The Clash: Anxious + Avoidant in the Smartphone Era
This dynamic becomes more intense through technology.
-
One partner seeks reassurance through messages
-
The other feels overwhelmed and pulls back
-
Silence increases anxiety
-
Anxiety increases pressure
-
Pressure increases withdrawal
Smartphones amplify attachment loops instead of softening them.
Secure Attachment and Healthy Tech Use
Securely attached people tend to:
-
Not panic over response times
-
Communicate expectations clearly
-
Use phones as tools, not emotional lifelines
-
Assume goodwill instead of abandonment
They still enjoy texting and calling — but their emotional safety doesn’t depend on it.
This doesn’t mean they don’t care.
It means their sense of worth isn’t tied to notifications.

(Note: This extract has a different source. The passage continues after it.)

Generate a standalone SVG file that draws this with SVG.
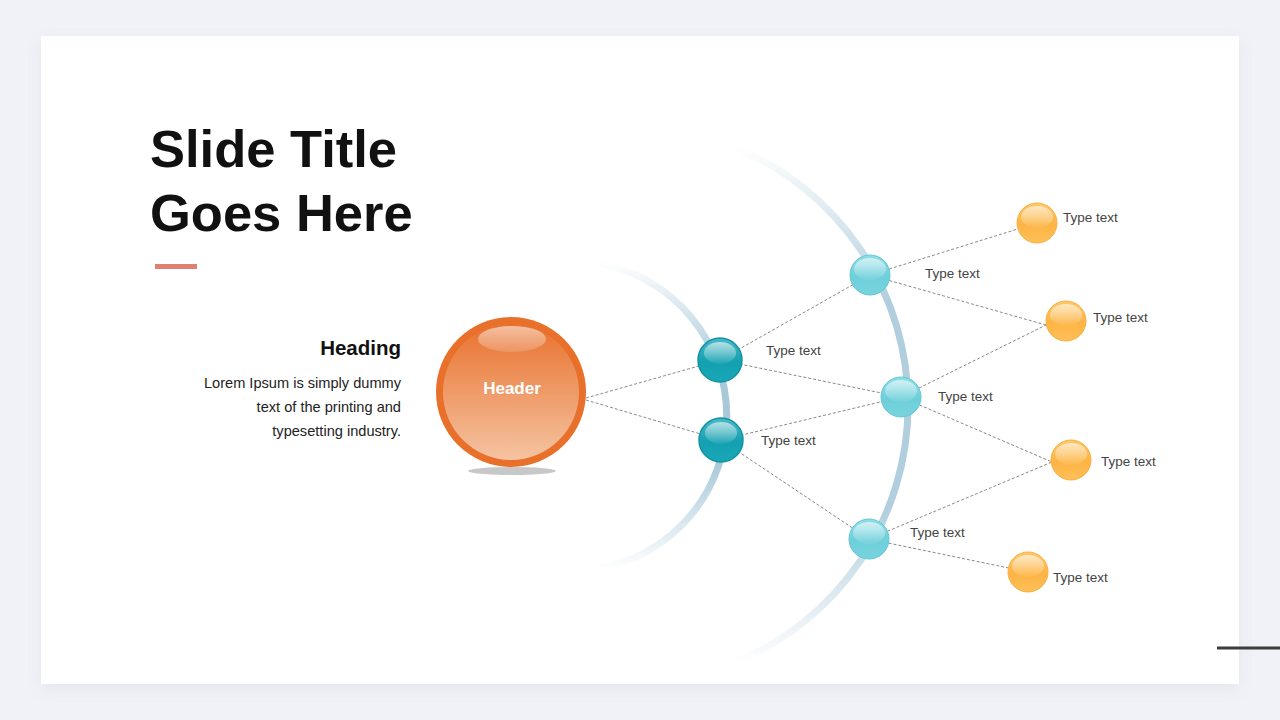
<svg xmlns="http://www.w3.org/2000/svg" width="1280" height="720" viewBox="0 0 1280 720">
<defs>
<style>
.lbl{font-family:"Liberation Sans",Arial,sans-serif;font-size:13.5px;fill:#444}
.conn{stroke:#8a8a8a;stroke-width:1;stroke-dasharray:3 2;fill:none}
.body{font-family:"Liberation Sans",Arial,sans-serif;font-size:14.6px;fill:#222}
</style>
<filter id="shadow" x="-5%" y="-5%" width="110%" height="115%">
<feDropShadow dx="0" dy="5" stdDeviation="7" flood-color="#8090a0" flood-opacity="0.12"/>
</filter>
<linearGradient id="hdrFill" x1="0" y1="0" x2="0" y2="1">
<stop offset="0" stop-color="#e8722f"/>
<stop offset="1" stop-color="#f5c3a1"/>
</linearGradient>
<linearGradient id="hl" x1="0" y1="0" x2="0" y2="1">
<stop offset="0" stop-color="#ffffff" stop-opacity="0.6"/>
<stop offset="1" stop-color="#ffffff" stop-opacity="0.05"/>
</linearGradient>
<linearGradient id="hlH" x1="0" y1="0" x2="0" y2="1">
<stop offset="0" stop-color="#ffffff" stop-opacity="0.55"/>
<stop offset="1" stop-color="#ffffff" stop-opacity="0.15"/>
</linearGradient>
<linearGradient id="tealD" x1="0" y1="0" x2="0" y2="1">
<stop offset="0" stop-color="#4cb9c6"/>
<stop offset="0.55" stop-color="#13a0b1"/>
<stop offset="1" stop-color="#1aa7b7"/>
</linearGradient>
<linearGradient id="tealL" x1="0" y1="0" x2="0" y2="1">
<stop offset="0" stop-color="#8fdde5"/>
<stop offset="0.55" stop-color="#6dcfda"/>
<stop offset="1" stop-color="#78d4de"/>
</linearGradient>
<linearGradient id="orng" x1="0" y1="0" x2="0" y2="1">
<stop offset="0" stop-color="#fdc769"/>
<stop offset="0.55" stop-color="#fdb444"/>
<stop offset="1" stop-color="#fec05a"/>
</linearGradient>
<linearGradient id="arcIn" gradientUnits="userSpaceOnUse" x1="0" y1="262" x2="0" y2="570">
<stop offset="0" stop-color="#a8c9da" stop-opacity="0"/>
<stop offset="0.35" stop-color="#a8c9da" stop-opacity="1"/>
<stop offset="0.65" stop-color="#a8c9da" stop-opacity="1"/>
<stop offset="1" stop-color="#a8c9da" stop-opacity="0"/>
</linearGradient>
<linearGradient id="arcOut" gradientUnits="userSpaceOnUse" x1="0" y1="147" x2="0" y2="663">
<stop offset="0" stop-color="#a8c9da" stop-opacity="0"/>
<stop offset="0.3" stop-color="#a8c9da" stop-opacity="0.9"/>
<stop offset="0.7" stop-color="#a8c9da" stop-opacity="0.9"/>
<stop offset="1" stop-color="#a8c9da" stop-opacity="0"/>
</linearGradient>
<g id="hlSm"><ellipse cx="0" cy="-7" rx="16" ry="11" fill="url(#hl)"/></g>
</defs>
<rect x="0" y="0" width="1280" height="720" fill="#f0f2f7"/>
<rect x="41" y="36" width="1198" height="648" fill="#ffffff" filter="url(#shadow)"/>
<line x1="1217" y1="648" x2="1280" y2="648" stroke="#3d3d3d" stroke-width="3"/>

<g id="title">
<text x="150" y="167" font-family="'Liberation Sans',Arial,sans-serif" font-weight="bold" font-size="52.5" fill="#111">Slide Title</text>
<text x="150" y="231" font-family="'Liberation Sans',Arial,sans-serif" font-weight="bold" font-size="52.5" fill="#111">Goes Here</text>
<rect x="155" y="264" width="42" height="5" fill="#e0806f"/>
</g>
<g id="description">
<text x="401" y="355" text-anchor="end" font-family="'Liberation Sans',Arial,sans-serif" font-weight="bold" font-size="20.5" fill="#111">Heading</text>
<text x="401" y="388" text-anchor="end" class="body">Lorem Ipsum is simply dummy</text>
<text x="401" y="412" text-anchor="end" class="body">text of the printing and</text>
<text x="401" y="436" text-anchor="end" class="body">typesetting industry.</text>
</g>

<g id="arcs">
<path d="M 598.9 263.4 A 155 155 0 0 1 598.9 568.6" fill="none" stroke="url(#arcIn)" stroke-width="7"/>
<path d="M 734.1 147.2 A 278 278 0 0 1 734.1 662.8" fill="none" stroke="url(#arcOut)" stroke-width="7"/>
</g>

<g id="connectors">
<line class="conn" x1="586" y1="398" x2="720" y2="360"/>
<line class="conn" x1="586" y1="400" x2="721" y2="440"/>
<line class="conn" x1="720" y1="360" x2="870" y2="275"/>
<line class="conn" x1="720" y1="360" x2="901" y2="397"/>
<line class="conn" x1="721" y1="440" x2="901" y2="397"/>
<line class="conn" x1="721" y1="440" x2="869" y2="539"/>
<line class="conn" x1="870" y1="275" x2="1037" y2="223"/>
<line class="conn" x1="870" y1="275" x2="1046" y2="325"/>
<line class="conn" x1="901" y1="397" x2="1046" y2="325"/>
<line class="conn" x1="901" y1="397" x2="1052" y2="462"/>
<line class="conn" x1="869" y1="539" x2="1052" y2="462"/>
<line class="conn" x1="869" y1="539" x2="1028" y2="572"/>
</g>

<g id="header">
<ellipse cx="512" cy="471" rx="44" ry="4" fill="#c8c8c8"/>
<circle cx="511" cy="392" r="75" fill="#e8702a"/>
<circle cx="511" cy="392" r="68" fill="url(#hdrFill)"/>
<ellipse cx="512" cy="339" rx="34" ry="13" fill="url(#hlH)"/>
<text x="512" y="394" text-anchor="middle" font-family="'Liberation Sans',Arial,sans-serif" font-weight="bold" font-size="17" fill="#ffffff">Header</text>
</g>

<g id="inner1">
<circle cx="720" cy="360" r="22" fill="url(#tealD)" stroke="#1193a4" stroke-width="1.5"/>
<use href="#hlSm" x="720" y="360"/>
<text class="lbl" x="766" y="355">Type text</text>
</g>
<g id="inner2">
<circle cx="721" cy="440" r="22" fill="url(#tealD)" stroke="#1193a4" stroke-width="1.5"/>
<use href="#hlSm" x="721" y="440"/>
<text class="lbl" x="761" y="445">Type text</text>
</g>

<g id="outer1">
<circle cx="870" cy="275" r="20" fill="url(#tealL)" stroke="#63c8d4" stroke-width="1"/>
<use href="#hlSm" x="870" y="276"/>
<text class="lbl" x="925" y="278">Type text</text>
</g>
<g id="outer2">
<circle cx="901" cy="397" r="20" fill="url(#tealL)" stroke="#63c8d4" stroke-width="1"/>
<use href="#hlSm" x="901" y="398"/>
<text class="lbl" x="938" y="401">Type text</text>
</g>
<g id="outer3">
<circle cx="869" cy="539" r="20" fill="url(#tealL)" stroke="#63c8d4" stroke-width="1"/>
<use href="#hlSm" x="869" y="540"/>
<text class="lbl" x="910" y="537">Type text</text>
</g>

<g id="leaf1">
<circle cx="1037" cy="223" r="20" fill="url(#orng)" stroke="#f9b040" stroke-width="1"/>
<use href="#hlSm" x="1037" y="224"/>
<text class="lbl" x="1063" y="222">Type text</text>
</g>
<g id="leaf2">
<circle cx="1066" cy="321" r="20" fill="url(#orng)" stroke="#f9b040" stroke-width="1"/>
<use href="#hlSm" x="1066" y="322"/>
<text class="lbl" x="1093" y="322">Type text</text>
</g>
<g id="leaf3">
<circle cx="1071" cy="460" r="20" fill="url(#orng)" stroke="#f9b040" stroke-width="1"/>
<use href="#hlSm" x="1071" y="461"/>
<text class="lbl" x="1101" y="466">Type text</text>
</g>
<g id="leaf4">
<circle cx="1028" cy="572" r="20" fill="url(#orng)" stroke="#f9b040" stroke-width="1"/>
<use href="#hlSm" x="1028" y="573"/>
<text class="lbl" x="1053" y="582">Type text</text>
</g>
</svg>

Read Receipts, Online Status, and Emotional Surveillance
Modern technology created a form of emotional monitoring.
You can now see:
-
When someone was last online
-
If they read your message
-
If they’re active but silent
This information often fuels insecurity rather than clarity.
Instead of trusting connection, people begin tracking it.
Love turns into data interpretation.
When Availability Becomes Expectation
One of the biggest shifts smartphones created:
availability is now expected, not appreciated.
A quick reply becomes normal.
A delay becomes suspicious.
This pressures relationships in unhealthy ways:
-
No space to rest
-
No room for individuality
-
Constant emotional performance
Emotional security requires consistency, not constant presence.
Smartphones and Conflict Avoidance
Tech makes it easy to:
-
Avoid difficult conversations
-
Argue through text instead of talking
-
Ghost instead of explain
-
Disconnect without closure
This impacts attachment deeply.
Unresolved conflict + silence = emotional insecurity.
Especially for people who value reassurance and clarity.
Emotional Regulation vs Emotional Reliance
There’s a subtle but important difference:
-
Using your phone to connect
-
Using your phone to calm anxiety
When smartphones become the primary way to soothe emotions, relationships can feel fragile.